Ted Leonsis, owner of the Washington Capitals and Mystics, has agreed to become the owner of the Washington Wizards. Talks had been ongoing between Leonsis and the Pollin family since the death of owner Abe Pollin last November.
The deal saw Leonsis paying $170 million for the remaining 56 percent of the team and the Verizon Center, which are valued at $550 million.
The Wizards are in last place in the Southeast division, and if there is one thing Leonsis knows, it is rebuilding teams the right way.
Leonsis bought a 44 percent share in the Wizards when he bought the Capitals in 1999. The Capitals were one of the worst teams in the NHL before Leonsis took a proactive approach to fixing the problems. By the 2003-2004 season, the team parted with high-priced free agents like Jaromir Jagr and Robert Lang in favor building a team from the ground up.
Three years and a lockout later, the Capitals own the best record in the NHL and have high hopes of winning the Stanley Cup this year.
The hope is that Leonsis will take the same approach to the Wizards that proved so successful with the Capitals. The cost-cutting has already been done, now the team needs to build with youth.
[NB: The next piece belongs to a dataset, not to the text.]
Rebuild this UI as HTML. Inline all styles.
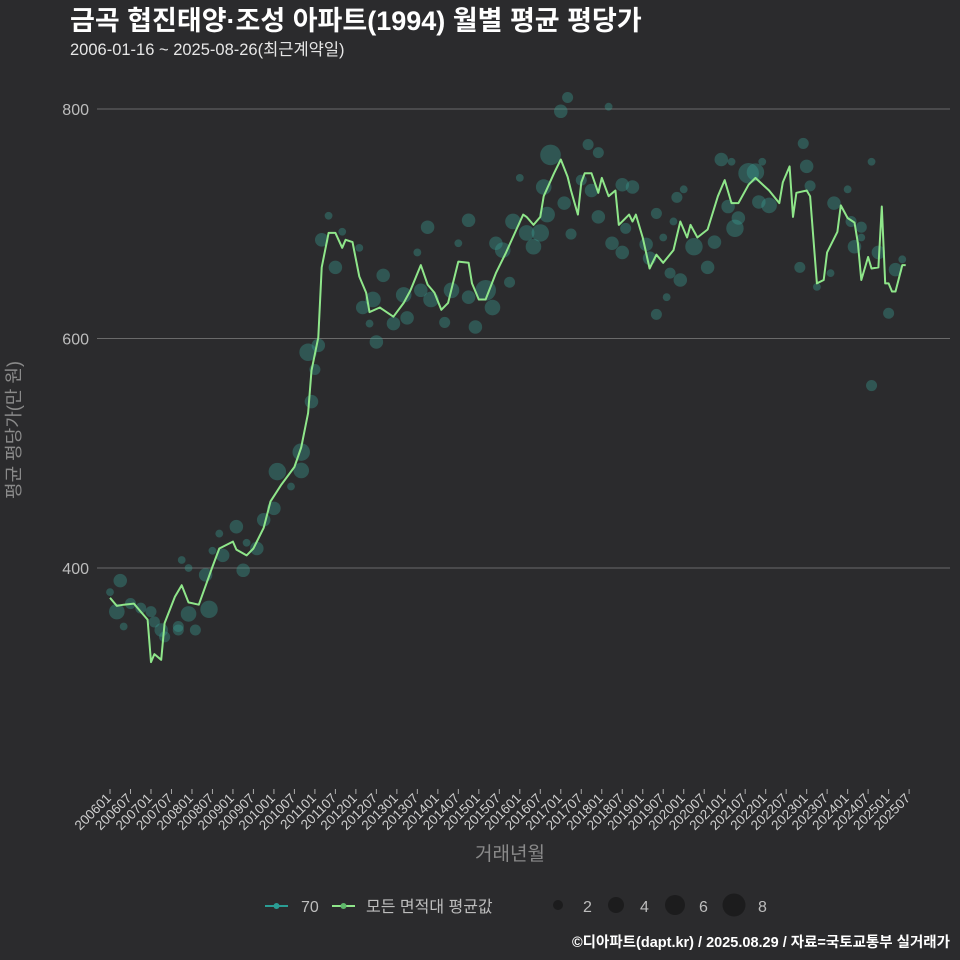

Perfect timing with the NBA Draft coming in June.
No word yet on how involved Leonsis intends to be with the Wizards given his existing responsibilities with the Capitals, nor is it certain that GM Ernie Grunfeld will be retained or replaced. Not that there are rumors of Grunfeld's removal, but perhaps Leonsis will look for a fresh start altogether.
A change in ownership opens the doors for speculation on the direction for the future, but it shouldn't be an open door to foolish optimism.
As far as the Wizards are concerned, they are without a true franchise player and there is no guarantee Gilbert Arenas will be back. His presence or absence dictates what the Wizards can do in the upcoming free agency class and the draft they stand to hold four picks in.
There is always uncertainty in those situations, but the Wizards have more factors weighing upon the important decisions of the future.
No matter what happens with Arenas, Grunfeld, or the role Leonsis will play, the Wizards can rest easy knowing they have an owner who knows how to build a winning product and not alienate fans in the process. While he was already a substantial shareholder in the Wizards, this new acquisition means he will be the man behind the curtain for everything that comes in and out of the Verizon Center.
Welcome, Ted Leonsis, and may this new frontier be as successful as those you have conquered before!